Would love to hear from someone with better grasp of the situation.


IANAL or a legal scholar.

In the US, generally people are employed at will (http://en.wikipedia.org/wiki/At-will_employment) which means an employee can be dismissed by an employer for pretty much any reason and an employee can leave their job for any reason, without any notice.

There's some exceptions (for example, discrimination) but you're free to take a job in bad faith too.


A job being at-will doesn't affect whether you can offer a job in bad faith. "At will" says you have the right to fire me for any reason. "Bad faith" means you shouldn't offer me the job in the first place unless you mean it. They affect two different actions.

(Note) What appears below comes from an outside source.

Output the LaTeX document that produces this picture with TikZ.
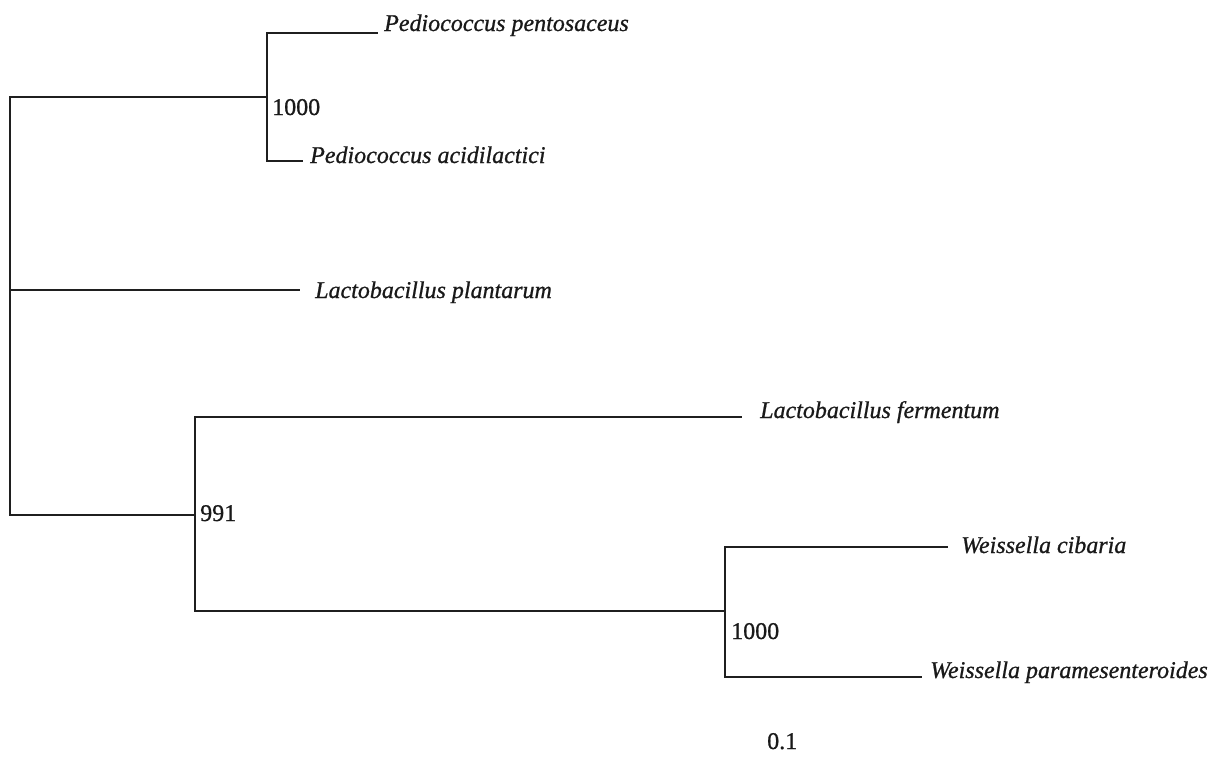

Let's make an extreme example: I interview Anderson, Beth, and Charlee. I like Anderson and Beth, but Beth is a better fit for the team. Charlee is terrible.

Meanwhile, All three are interviewing with my competition. So... I give jobs to Anderson and Beth. I offer Anderson a very good salary just to make sure he doesn't go to the competition. They hire Charlee, and that's a win for me. Now I fire Anderson.

I suggest that if this was my plan all along, I wronged Anderson when I offered him a job in bad faith. I may not have wronged him when I used the "at will" provision to fire him, but I wronged him when I fraudulently offered him a job that I had zero intention of letting him earn the right to keep.


In Australia we have strong job protection including unfair dismissal laws which would obviously cover this scenario.

It's part of the balance between keeping a good economy and recognising that jobs aren't just profit generation for employers, but also the means by which people support themselves and their families.


I can't provide any specific laws, but the general objection is that they were hired in bad faith. If I hire 15 people with the intention of firing 5 of them (and don't tell them that), that's a dick move. I misrepresented their opportunity at my company.


It depends what you tell them. If you said, "I'm hiring you" and you expected to fire 5, that's a horrible move. But if you told them, "We have a contract for you now, and might have more work later." Now the fact that you're intending to give 10 of them full time jobs is a very nice move!

The difference is not just semantics either. If they have other work already, the odds that they accept your first contract will depend on what you told them at the start.


This can work if there is a large enough pool of quality applicants that are either currently unemployed or are already contractors. If they are contractors, they may not be seeking full time employment (they like the mobility of contracting). But if you want to recruit someone who has a full time job, lots of luck convincing them to leave a good position (or any steady position) for a 6-month contract that "may" turn into a full time job.

This is how I was hired at my current job though. I was laid off for a few months, and a contract to hire position opened up. I took it, because it was better than not working -- but I would have never considered it if I was working at the time (they ended making me a permanent offer after 3 weeks, instead of 6 months, and I really like the place, so it ended up working out).


I've used a very similar method for myself in hiring remote workers, although my ratios are more extreme. In some cases we tested over 200 people and selected one person for the job.

Have not used math questions at this stage as it seems a bit too obtuse and not to-the-point. Better to ask an actual coding question if you are hiring a coder. However I have had success in hiring people that have been involved in maths olympiads or also in coding competitions.